Find every line with the word "that" and give their count, nothing else.

━━━━━━━━━━━━━━━━

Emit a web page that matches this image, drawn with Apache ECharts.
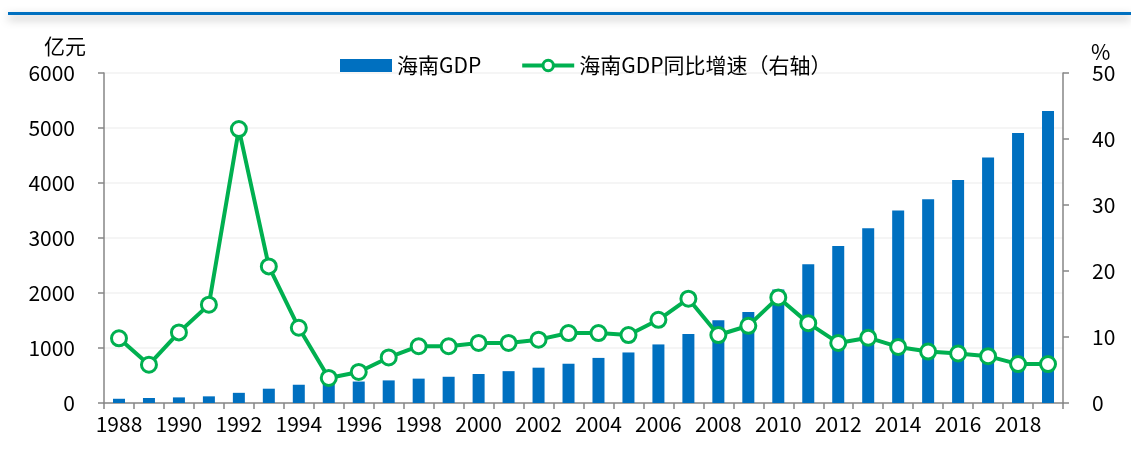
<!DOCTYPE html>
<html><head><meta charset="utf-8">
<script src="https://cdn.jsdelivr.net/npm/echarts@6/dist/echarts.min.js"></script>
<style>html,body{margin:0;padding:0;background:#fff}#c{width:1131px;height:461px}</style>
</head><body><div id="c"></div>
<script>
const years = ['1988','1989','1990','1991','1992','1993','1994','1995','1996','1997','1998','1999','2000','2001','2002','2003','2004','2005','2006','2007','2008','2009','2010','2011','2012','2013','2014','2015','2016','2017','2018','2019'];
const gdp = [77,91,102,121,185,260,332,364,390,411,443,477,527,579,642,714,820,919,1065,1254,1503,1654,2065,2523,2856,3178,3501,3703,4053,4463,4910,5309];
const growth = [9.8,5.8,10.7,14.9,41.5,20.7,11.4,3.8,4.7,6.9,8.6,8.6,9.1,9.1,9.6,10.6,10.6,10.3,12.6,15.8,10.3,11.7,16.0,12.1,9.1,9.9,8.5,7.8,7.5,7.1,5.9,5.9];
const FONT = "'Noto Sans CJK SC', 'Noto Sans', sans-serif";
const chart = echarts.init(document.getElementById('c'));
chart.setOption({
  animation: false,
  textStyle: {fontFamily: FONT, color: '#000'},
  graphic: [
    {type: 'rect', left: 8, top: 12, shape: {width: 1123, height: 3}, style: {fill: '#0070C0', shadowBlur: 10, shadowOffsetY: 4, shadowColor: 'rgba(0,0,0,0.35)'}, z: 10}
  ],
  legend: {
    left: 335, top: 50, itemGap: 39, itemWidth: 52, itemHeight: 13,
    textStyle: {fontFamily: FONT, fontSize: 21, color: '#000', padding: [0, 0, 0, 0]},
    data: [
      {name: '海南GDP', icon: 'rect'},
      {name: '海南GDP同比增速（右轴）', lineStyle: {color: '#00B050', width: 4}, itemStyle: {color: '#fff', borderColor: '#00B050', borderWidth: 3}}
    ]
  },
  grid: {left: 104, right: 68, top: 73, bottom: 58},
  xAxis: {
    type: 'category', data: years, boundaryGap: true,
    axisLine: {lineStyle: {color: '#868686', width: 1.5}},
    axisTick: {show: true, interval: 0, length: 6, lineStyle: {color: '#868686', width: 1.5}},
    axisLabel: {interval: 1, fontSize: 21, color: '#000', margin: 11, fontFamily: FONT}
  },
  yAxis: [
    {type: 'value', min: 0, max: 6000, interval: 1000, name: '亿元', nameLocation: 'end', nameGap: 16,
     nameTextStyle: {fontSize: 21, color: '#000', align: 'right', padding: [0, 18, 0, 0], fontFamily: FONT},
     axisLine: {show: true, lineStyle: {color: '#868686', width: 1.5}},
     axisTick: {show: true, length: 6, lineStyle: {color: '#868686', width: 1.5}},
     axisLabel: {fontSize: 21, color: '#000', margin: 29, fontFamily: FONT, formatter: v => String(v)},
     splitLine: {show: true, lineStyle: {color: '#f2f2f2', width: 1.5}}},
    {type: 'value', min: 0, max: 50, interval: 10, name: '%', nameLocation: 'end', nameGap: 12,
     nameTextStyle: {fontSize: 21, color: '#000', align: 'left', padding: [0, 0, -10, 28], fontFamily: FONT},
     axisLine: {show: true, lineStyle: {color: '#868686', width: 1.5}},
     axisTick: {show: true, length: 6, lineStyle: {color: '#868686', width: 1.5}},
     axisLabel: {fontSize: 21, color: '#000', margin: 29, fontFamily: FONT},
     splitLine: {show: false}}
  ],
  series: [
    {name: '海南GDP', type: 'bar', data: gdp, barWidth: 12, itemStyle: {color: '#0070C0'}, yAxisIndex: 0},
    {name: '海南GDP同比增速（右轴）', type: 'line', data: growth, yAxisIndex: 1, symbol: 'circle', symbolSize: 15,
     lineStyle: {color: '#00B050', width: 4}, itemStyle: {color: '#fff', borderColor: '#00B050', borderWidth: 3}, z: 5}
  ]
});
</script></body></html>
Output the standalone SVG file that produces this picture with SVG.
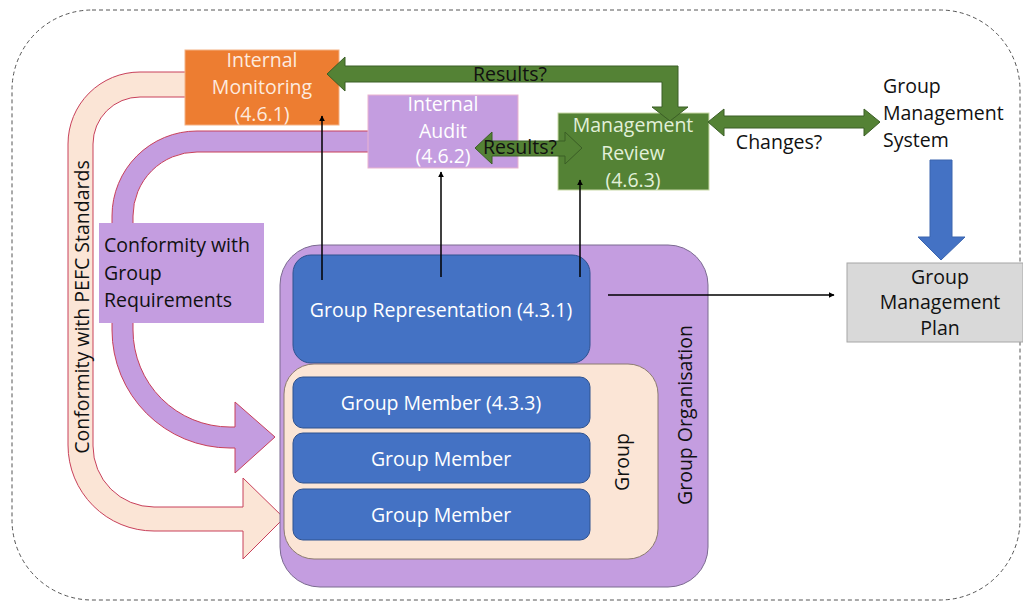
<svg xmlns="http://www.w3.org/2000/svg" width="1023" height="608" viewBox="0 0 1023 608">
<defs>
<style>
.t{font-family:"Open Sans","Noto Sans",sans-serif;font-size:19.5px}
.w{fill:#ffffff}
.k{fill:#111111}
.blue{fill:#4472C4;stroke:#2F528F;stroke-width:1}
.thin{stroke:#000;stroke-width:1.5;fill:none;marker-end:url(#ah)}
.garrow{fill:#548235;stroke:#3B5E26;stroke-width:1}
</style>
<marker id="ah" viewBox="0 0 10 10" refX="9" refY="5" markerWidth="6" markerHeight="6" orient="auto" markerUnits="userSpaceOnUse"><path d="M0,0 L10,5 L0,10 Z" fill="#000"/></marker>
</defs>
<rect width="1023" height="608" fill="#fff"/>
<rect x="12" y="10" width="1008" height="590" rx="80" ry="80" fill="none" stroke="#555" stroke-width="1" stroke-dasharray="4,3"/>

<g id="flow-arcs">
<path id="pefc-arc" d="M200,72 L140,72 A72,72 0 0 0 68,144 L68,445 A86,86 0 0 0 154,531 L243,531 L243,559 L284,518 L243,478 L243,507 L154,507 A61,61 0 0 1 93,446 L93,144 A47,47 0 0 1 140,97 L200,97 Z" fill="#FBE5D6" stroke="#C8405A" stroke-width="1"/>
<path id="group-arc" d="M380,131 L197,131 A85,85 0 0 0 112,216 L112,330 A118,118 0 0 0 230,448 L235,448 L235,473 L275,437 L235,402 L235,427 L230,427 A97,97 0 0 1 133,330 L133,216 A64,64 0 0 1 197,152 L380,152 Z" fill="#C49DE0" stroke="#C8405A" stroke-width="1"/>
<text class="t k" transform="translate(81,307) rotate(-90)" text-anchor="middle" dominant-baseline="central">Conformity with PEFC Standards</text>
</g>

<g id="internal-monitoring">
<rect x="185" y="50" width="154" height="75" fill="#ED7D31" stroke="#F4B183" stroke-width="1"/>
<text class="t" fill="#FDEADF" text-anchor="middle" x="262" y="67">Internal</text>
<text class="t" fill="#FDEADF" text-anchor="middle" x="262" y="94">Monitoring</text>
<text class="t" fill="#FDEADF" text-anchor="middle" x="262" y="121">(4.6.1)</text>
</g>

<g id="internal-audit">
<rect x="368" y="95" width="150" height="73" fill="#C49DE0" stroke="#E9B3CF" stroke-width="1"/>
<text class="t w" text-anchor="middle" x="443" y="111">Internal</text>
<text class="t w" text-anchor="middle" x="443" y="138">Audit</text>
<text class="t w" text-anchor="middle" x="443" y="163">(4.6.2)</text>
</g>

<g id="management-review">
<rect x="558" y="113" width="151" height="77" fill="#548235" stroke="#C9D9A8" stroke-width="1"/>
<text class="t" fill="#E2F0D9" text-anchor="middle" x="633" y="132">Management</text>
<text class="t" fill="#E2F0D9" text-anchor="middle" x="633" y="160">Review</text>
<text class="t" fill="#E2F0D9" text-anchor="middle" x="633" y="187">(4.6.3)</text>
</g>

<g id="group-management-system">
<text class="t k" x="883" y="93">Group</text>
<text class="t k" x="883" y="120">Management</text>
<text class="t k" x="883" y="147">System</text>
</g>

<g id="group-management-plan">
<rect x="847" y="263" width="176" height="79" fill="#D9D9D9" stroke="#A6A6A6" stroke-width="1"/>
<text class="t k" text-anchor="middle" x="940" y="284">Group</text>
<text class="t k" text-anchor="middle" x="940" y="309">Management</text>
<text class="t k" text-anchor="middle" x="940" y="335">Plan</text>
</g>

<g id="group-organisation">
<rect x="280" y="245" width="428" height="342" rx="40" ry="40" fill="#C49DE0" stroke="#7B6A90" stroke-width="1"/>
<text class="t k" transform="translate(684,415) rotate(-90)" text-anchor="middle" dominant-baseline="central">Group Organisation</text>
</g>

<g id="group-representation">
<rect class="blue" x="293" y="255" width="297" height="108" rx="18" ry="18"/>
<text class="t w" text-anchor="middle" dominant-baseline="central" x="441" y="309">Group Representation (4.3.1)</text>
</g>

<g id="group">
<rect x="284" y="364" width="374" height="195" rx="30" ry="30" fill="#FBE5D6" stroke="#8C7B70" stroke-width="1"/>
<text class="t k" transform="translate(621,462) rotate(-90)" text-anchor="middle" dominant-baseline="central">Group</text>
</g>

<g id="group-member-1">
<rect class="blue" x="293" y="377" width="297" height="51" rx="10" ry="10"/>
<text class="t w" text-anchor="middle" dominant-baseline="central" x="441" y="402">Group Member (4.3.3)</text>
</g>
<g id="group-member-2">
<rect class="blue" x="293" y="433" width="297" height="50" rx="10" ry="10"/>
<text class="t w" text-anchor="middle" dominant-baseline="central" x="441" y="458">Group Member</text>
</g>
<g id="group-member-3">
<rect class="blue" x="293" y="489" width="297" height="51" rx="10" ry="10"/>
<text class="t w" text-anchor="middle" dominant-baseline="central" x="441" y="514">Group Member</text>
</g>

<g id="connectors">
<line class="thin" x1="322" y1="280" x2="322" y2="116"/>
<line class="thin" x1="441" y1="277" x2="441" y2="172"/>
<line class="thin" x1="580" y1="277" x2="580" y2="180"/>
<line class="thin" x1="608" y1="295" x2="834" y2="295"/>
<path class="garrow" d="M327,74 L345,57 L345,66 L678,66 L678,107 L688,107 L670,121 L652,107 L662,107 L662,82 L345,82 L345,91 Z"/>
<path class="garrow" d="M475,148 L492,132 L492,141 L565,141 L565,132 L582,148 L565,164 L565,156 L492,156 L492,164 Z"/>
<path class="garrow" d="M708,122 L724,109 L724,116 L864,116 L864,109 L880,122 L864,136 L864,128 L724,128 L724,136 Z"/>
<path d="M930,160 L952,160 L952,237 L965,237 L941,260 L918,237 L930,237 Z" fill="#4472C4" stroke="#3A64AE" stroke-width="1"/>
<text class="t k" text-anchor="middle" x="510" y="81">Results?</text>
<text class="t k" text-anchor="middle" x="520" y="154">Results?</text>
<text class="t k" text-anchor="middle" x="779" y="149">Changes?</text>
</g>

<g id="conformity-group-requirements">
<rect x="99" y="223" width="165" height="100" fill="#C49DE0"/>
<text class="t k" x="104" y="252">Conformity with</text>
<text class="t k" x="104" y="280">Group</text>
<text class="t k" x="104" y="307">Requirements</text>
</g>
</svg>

━━━━━━━━━━━━━━━━

> **Result**: 2